Latar Belakang Pelaksanaan Tanam Paksa

Sejarah ini dimulai pada 1830, di mana pada saat itu pemerintah Belanda yang ada di Indonesia sudah hampir bangkut. Kebangkrutan ini terjadi setelah Belanda terlibat perang Diponegoro yang terjadi pada tahun 1825 hingga 1830 dan setelah pembubaran VOC yang mau tidak mau membuat pemerintah Belanda menanggung utang serikat dagang Belanda tersebut.

Pada saat itu, Gubernur Jenderal Judo mendapatkan sebuah izin untuk menjalankan Cultuur Stelsel. Tujuannya adalah untuk menutup defisit yang terjadi pada pemerintah Belanda dan digunakan untuk mengisi kas penjajah pada saat itu.

Adapun kebijakan Tanam Paksa ini diberikan oleh pihak pemerintah dengan menerapkan sistem politik liberal pada masa kekuasaannya. Hanya, kebijakan ini mengalami sebuah kegagalan. Adapun di antara kegagalan tersebut antara lain adalah sebagai berikut:

1. Kebijakan liberal yang terjadi di Indonesia tidak sesuai dengan sistem feodal yang ada di Indonesia terutama di Pulau Jawa.

2. Struktur birokrasi ada feodal yang berbelit-belit dan panjang mengakibatkan pemerintah tidak bisa berhubungan langsung dengan rakyat.

3. Kas negara yang kosong akibat terjadinya Perang Diponegoro yang tak kunjung usai.

4. Terjadinya kesulitan keuangan yang makin menjadi setelah Belgia yang mana adalah negara sumber dana, melepaskan diri dari Belanda tepatnya tahun 1830.

5. Kekalahan ekspor Belanda dengan inggris karena ketakmampuan dalam bersaing.

Pada kurun waktu 1816-1830, pertentangan antara kaum liberal dan kaum konservatif terus berlangsung.
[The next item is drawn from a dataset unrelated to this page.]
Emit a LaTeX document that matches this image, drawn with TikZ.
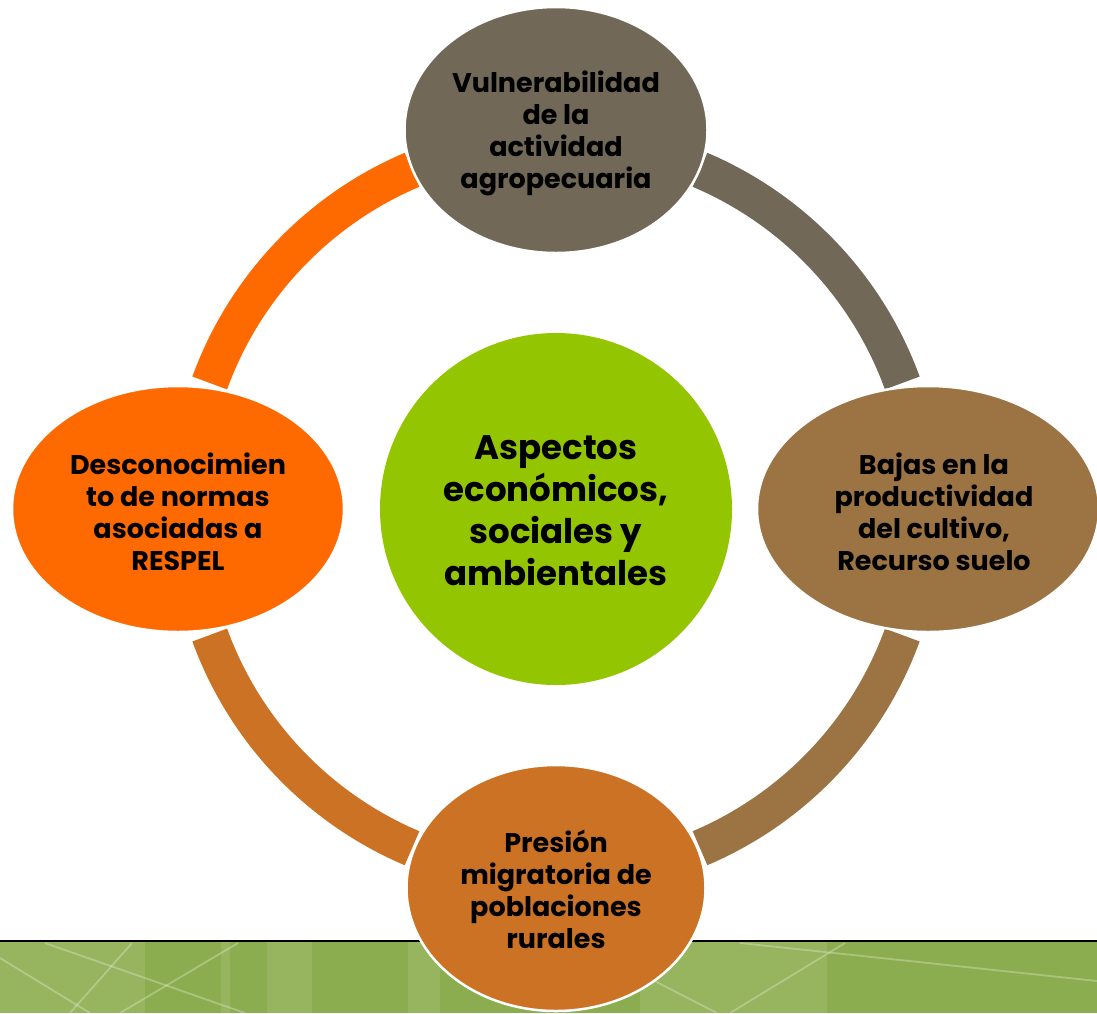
\documentclass[tikz,border=0pt]{standalone}
\usepackage{fontspec}
\setmainfont{Poppins}
\usetikzlibrary{shapes.geometric}
\definecolor{cgrey}{HTML}{716857}
\definecolor{cbrown}{HTML}{9C7443}
\definecolor{corange}{HTML}{FF6A00}
\definecolor{crust}{HTML}{CC7224}
\definecolor{cgreen}{HTML}{93C500}
\definecolor{bandA}{HTML}{8CAD4F}
\definecolor{bandB}{HTML}{97B45E}
\begin{document}
\begin{tikzpicture}[x=1pt,y=-1pt,
  ringarc/.style={line width=37pt},
  ell/.style={ellipse, draw=white, line width=2.5pt, inner sep=0pt},
  txt/.style={align=center, text=black, font=\fontsize{27}{32}\selectfont\bfseries},
  bigtxt/.style={align=center, text=black, font=\fontsize{34}{42}\selectfont\bfseries},
  bandline/.style={draw=white, opacity=0.28, line width=1.8pt},
  stripe/.style={fill=bandB}]
\useasboundingbox (0,0) rectangle (1097,1013);
\clip (0,0) rectangle (1097,1013);
\fill[white] (0,0) rectangle (1097,1013);
% bottom band
\fill[bandA] (0,941) rectangle (1097,1013);
\fill[stripe] (0,941) rectangle (145,1013);
\fill[stripe] (221,941) rectangle (230,1013);
\fill[stripe] (267,941) rectangle (312,1013);
\fill[stripe] (408,941) rectangle (440,1013);
\fill[stripe] (640,941) rectangle (827,1013);
\draw[bandline] (0,958) -- (90,1013);
\draw[bandline] (45,943) -- (245,1013);
\draw[bandline] (132,943) -- (70,1013);
\draw[bandline] (238,943) -- (120,1013);
\draw[bandline] (740,943) .. controls (900,960) .. (1097,981);
\draw[bandline] (845,943) -- (730,1013);
\draw[bandline] (600,953) -- (717,1013);
\draw[black, line width=2.5pt] (0,941) -- (1097,941);
% ring
\coordinate (C) at (556,509);
\draw[ringarc, corange] ([shift={(-113:368.5)}]C) arc[start angle=-113, end angle=-160, radius=368.5];
\draw[ringarc, cgrey] ([shift={(-20:368.5)}]C) arc[start angle=-20, end angle=-67, radius=368.5];
\draw[ringarc, cbrown] ([shift={(20:368.5)}]C) arc[start angle=20, end angle=67, radius=368.5];
\draw[ringarc, crust] ([shift={(160:368.5)}]C) arc[start angle=160, end angle=113, radius=368.5];
% centre
\node[circle, fill=cgreen, minimum size=352pt, inner sep=0pt] (center) at (C) {};
\node[bigtxt] (centertxt) at (556,511) {Aspectos\\económicos,\\sociales y\\ambientales};
% ellipses
\node[ell, fill=cgrey, minimum width=303pt, minimum height=246pt] (top) at (556,130) {};
\node[txt] (toptxt) at (556,133) {Vulnerabilidad\\de la\\actividad\\agropecuaria};
\node[ell, fill=cbrown, minimum width=342pt, minimum height=246pt] (right) at (928,509) {};
\node[txt] (righttxt) at (934,512) {Bajas en la\\productividad\\del cultivo,\\Recurso suelo};
\node[ell, fill=corange, minimum width=332pt, minimum height=246pt] (left) at (178,509) {};
\node[txt] (lefttxt) at (178,512) {Desconocimien\\to de normas\\asociadas a\\RESPEL};
\node[ell, fill=crust, minimum width=299pt, minimum height=246pt] (bottom) at (556,888) {};
\node[txt] (bottomtxt) at (556,889) {Presión\\migratoria de\\poblaciones\\rurales};
\end{tikzpicture}
\end{document}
Sementara itu kondisi di negeri Belanda makin memburuk akibat di Eropa Belanda terlibat dalam peperangan-peperangan yang menghabiskan biaya besar, di antaranya upaya mengahadapi perang kemerdekaan Belgia yang diakhiri dengan pemisahan Belgia dari Belanda pada 1830.

Selain itu, di Indonesia, Belanda menghadapi Perang besar yang juga turut membawa akibat keuangan Belanda menjadi defisit. Oleh sebab itu, Raja Wiliam 1 mengutus Johannes van den Bosch untuk mencari cara menghasilkan uang dari sumber daya di Indonesia. Oleh karena itulah usulan Van Den Bosch untuk melaksanakan Cultuur Stelsel (Tanam Paksa) diterima dengan baik karena dianggap dapat memberikan keuntungan yang besar bagi negeri induk.

Pelaksanaan sistem tanam paksa didasari oleh pemikiran pemerintal kolonial yang beranggapan bahwa desa desa di Jawa berutang sewa tanah kepada pemerintah kolonial, yang seharusnya diperhitungkan (membayar) senilai 40 persen dari hasil panen utama desa. Kemudian Van den Bosch menginginkan setiap desa menyisihkan sebagian tanahnya untuk ditanami komoditi yang laku di pasar ekspor Eropa (tebu, nila dan kopi). Penduduk kemudian wajibkan untuk menggunakan sebagian tanah pertaniannya (minimal 20 persen atau seperlima luas) dan menyisihkan sebagian hari kerja (75 hari dalam setahun) untuk bekerja bagi pemerintah.

Dengan menjalankan Tanam Paksa, Pemerintah Kolonial beranggapan desa akan mampu melunasi utang pajak tanahnya. Seandainya pendapatan desa dari penjualan komoditas ekspor itu lebih besar dari pajak tanah yang harus dibayar, desa akan mendapat kelebihannya. Namun, jika kurang, desa harus membayar kekurangannya.

Pelaksanaan Tanam Paksa membuat para petani sangat menderita kala itu karena alih-alih mereka berfokus menanam padi untuk makan sendiri, mereka malah harus menanam tanaman ekspor yang harus diserahkan ke pemerintah kolonial.

Meski peraturan Tanam Paksa jelas memberatkan para petani dan penduduk, kenyataan di lapangan, penderitaan yang dialami jauh lebih besar dan berkepanjangan karena dicekik kemiskinan dan ketaktentuan penghasilan ke depannya.

Tanam Paksa atau Cultuur Stelsel merupakan peraturan yang dikeluarkan oleh Gubernur Jenderal Johannes van den Bosch tahun 1830 yang mewajibkan setiap desa menyisihkan sebagian tanahnya (20 persen) untuk ditanami komoditi ekspor, khususnya kopi, tebu dan tarum (nila).